Welcome to understanding the area of a cone. A cone is a three-dimensional shape with two main surfaces: a circular base and a curved lateral surface. To find the total surface area, we need to calculate the area of both surfaces and add them together.
Let's start with calculating the base area. The base of a cone is a perfect circle. To find the area of any circle, we use the formula A equals pi times r squared, where pi is approximately 3.14159 and r is the radius of the circle.
Now let's examine the lateral surface area. When we unroll the curved surface of a cone, it forms a sector of a circle. The formula for the lateral surface area is pi times r times l, where r is the base radius and l is the slant height. The slant height can be calculated using the Pythagorean theorem as the square root of r squared plus h squared.
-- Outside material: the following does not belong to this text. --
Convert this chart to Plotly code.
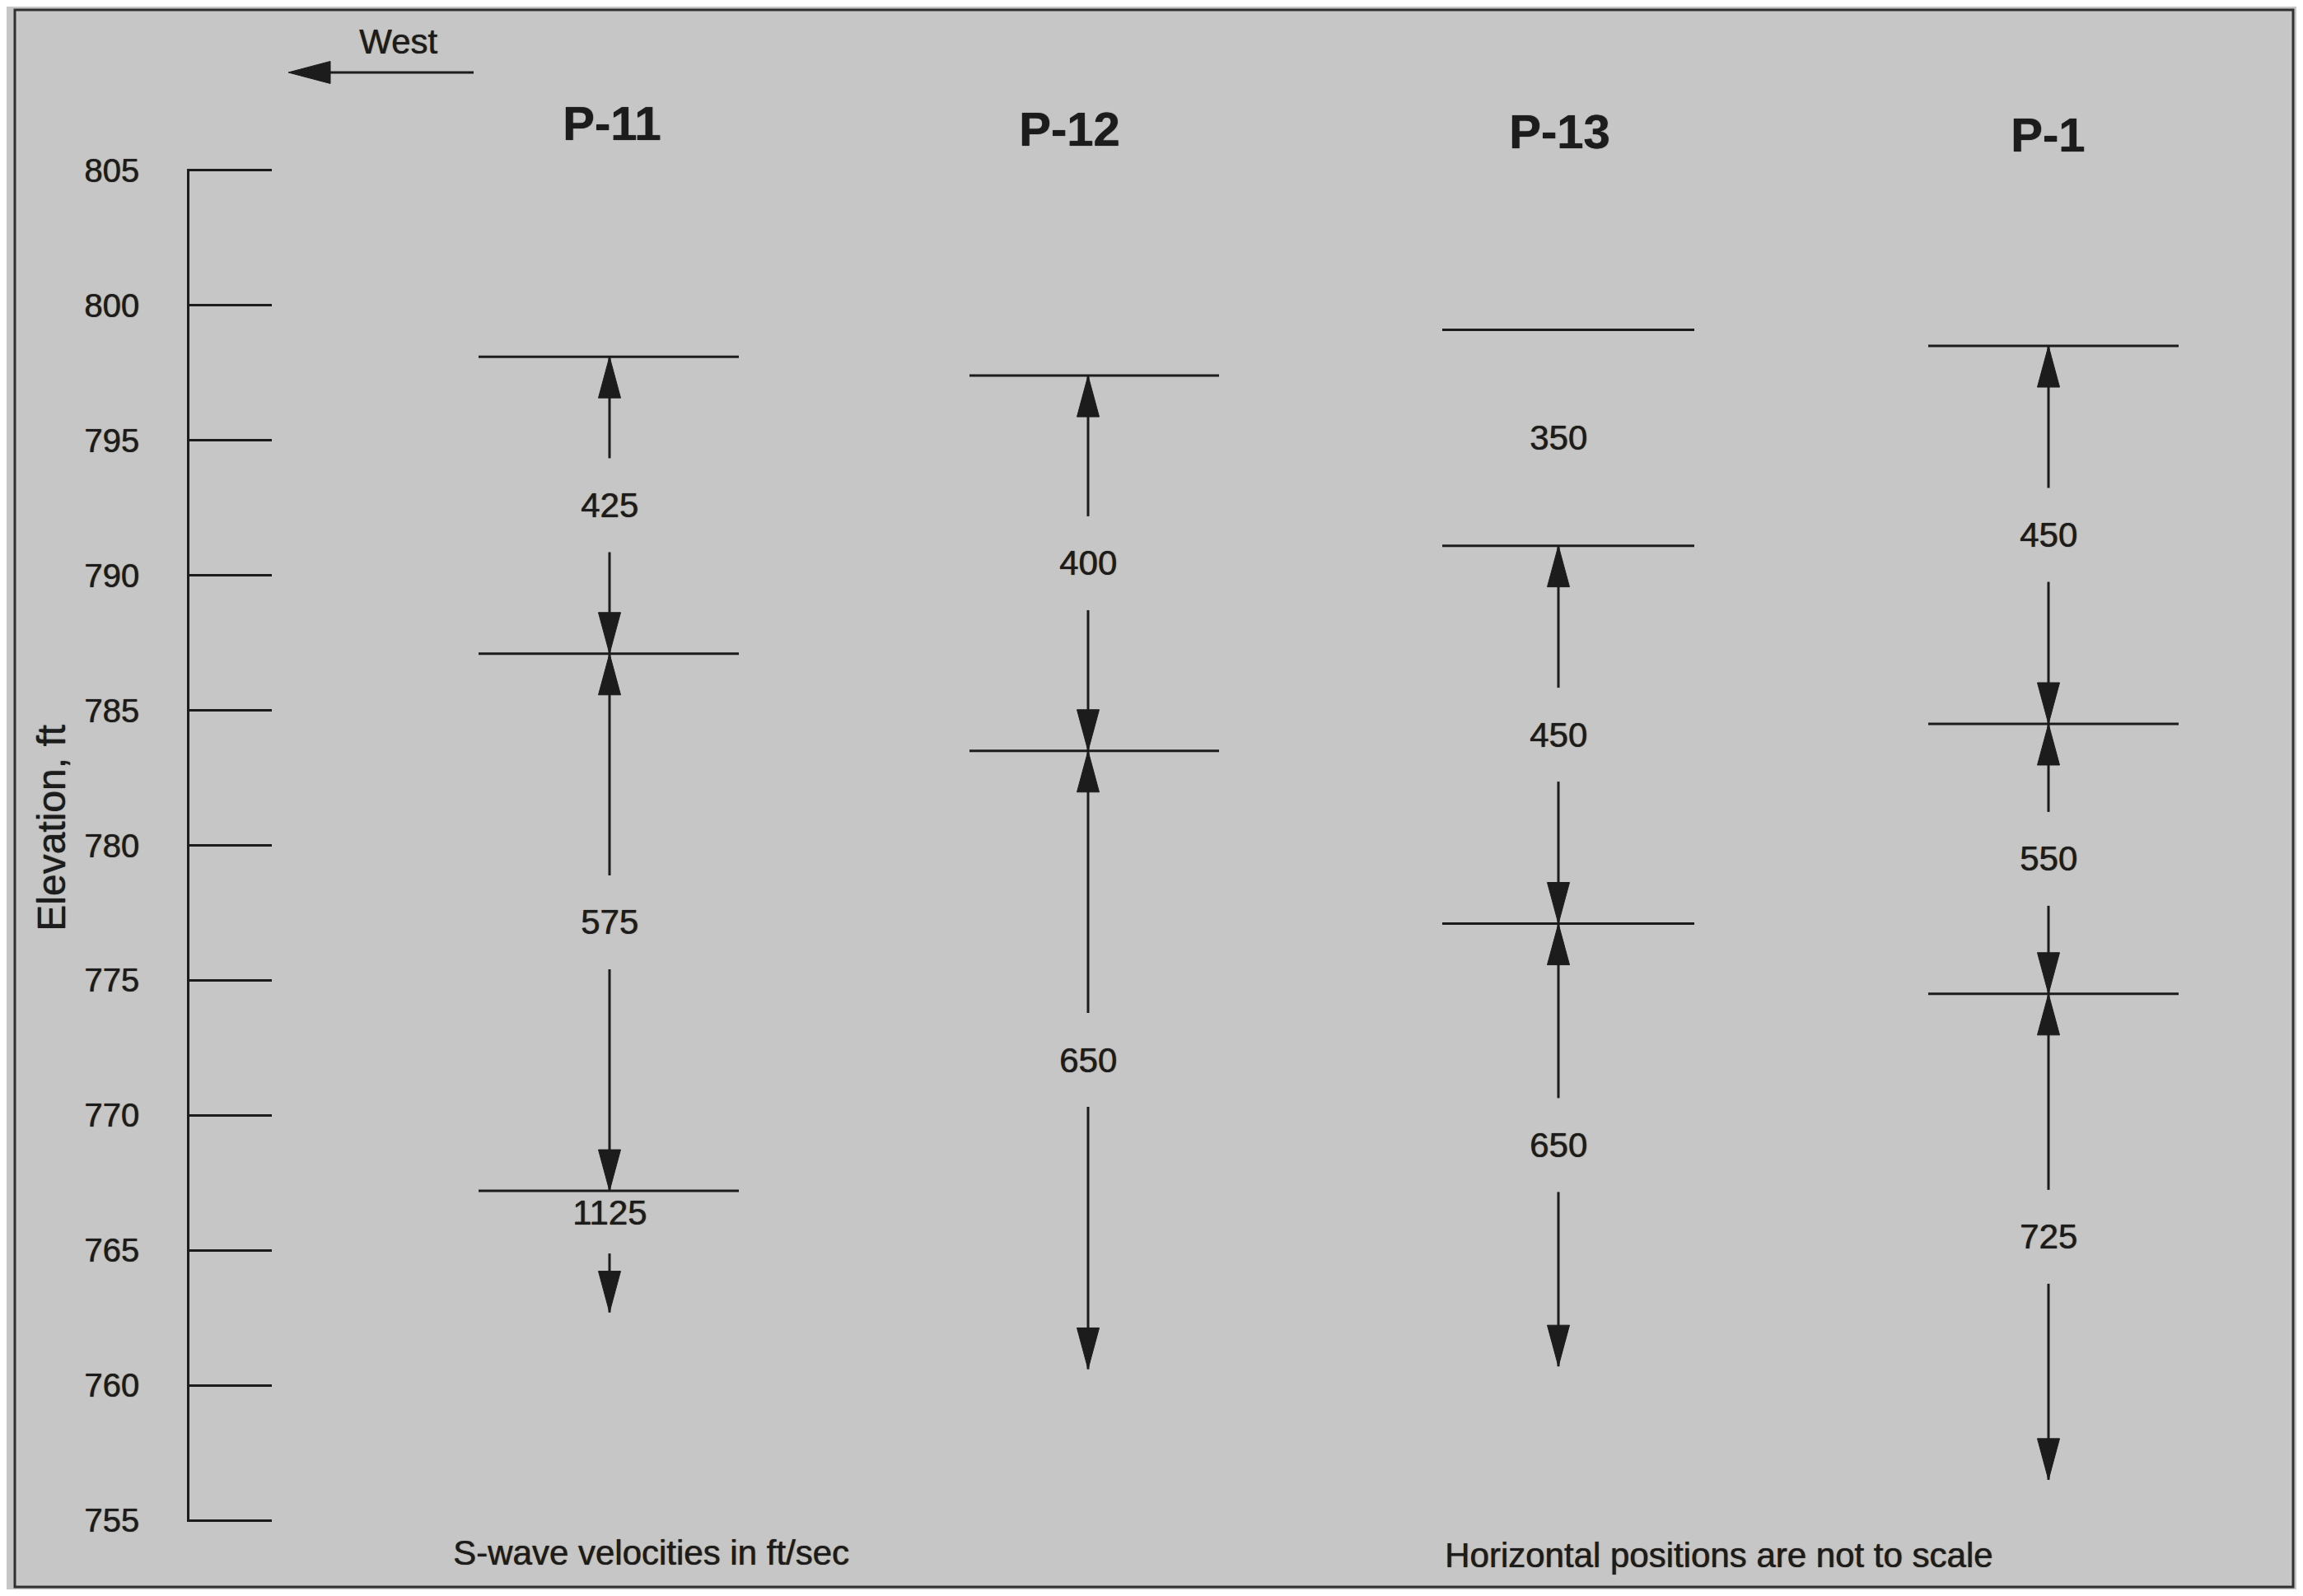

Now we can combine both areas to get the total surface area formula. The total surface area equals the base area plus the lateral area, which gives us pi r squared plus pi r l. This can be factored as pi r times the quantity r plus l. For example, with radius 3 and height 4, the slant height is 5, giving us a total area of 24 pi square units.
To summarize what we've learned about cone surface area: The total area equals the base area plus the lateral surface area. The base uses the circle formula pi r squared. The lateral surface uses pi r l where l is the slant height. The complete formula is pi r times the quantity r plus l. Always remember that the slant height equals the square root of r squared plus h squared.